For me, this was a hard book to listen to. Not because it’s badly made, but because of my already existing anxieties about social media and our current system of online world. I found myself agitated and on a verge of stopping listening to the book frequently. That is a reason for me to lift my top hat and bow to the writer. Dave Eggers has created a working horror novel. And yes, I know it isn’t listed under horror, but for me, humans and what they create are scarier than any monster from the deep dark abyss.
The youthful site of Circle, ignorance of the real world and human condition, the arrogance of knowing better, and compulsion to be like made me want to scream. I hated Mae (the protagonist), a wide-eyed naive girl who went along with everything and was a passive observer letting others play her. I understand why Eggers made her like that, to drive in the point he wanted to make about how pressure, the normality of your surroundings, and need to be loved can make you go along even when you should open your eyes and decide yourself.

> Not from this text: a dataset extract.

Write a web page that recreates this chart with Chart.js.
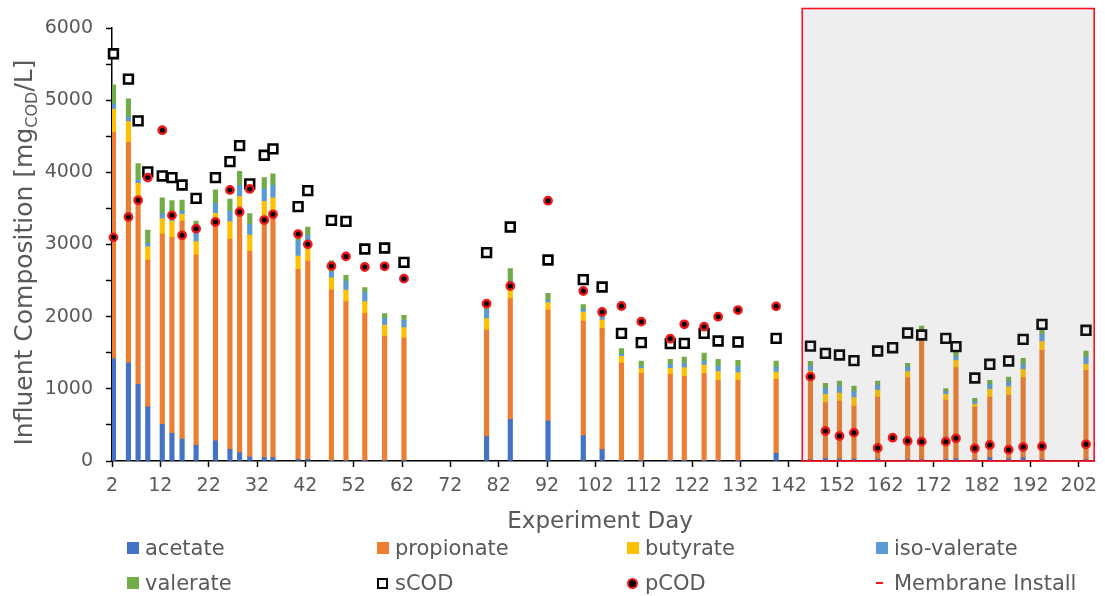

I wanted to trash this book, say don’t read it, but I can’t. It is simply made, straightforward, its characters are stupid, naïve, and irritating, and it doesn’t leave readers an opportunity to think for themselves which is a bad thing and made me frustrated often. Despite all this, it has a point to make. It sums up the modern world and tries to warn us about the power mega corporations hold with their access to our privacy. This book bashes the youthful innocence and excitement and how their blind ideologies combined with online power can be harmful. Eggers wants to remind us how experience, understanding, and wisdom entwined with empathy is needed. That we can’t go on with online popularity, that is not how you build up the world.
I think this is one of those books that work better when you listen to it. Then you get the full social experience that audiobook provokes (reading has its own advantages!) The Circle isn’t the greatest book out there, but it has a pre-chewed roundup power, and even if you hate it at least stop to think the points it’s making.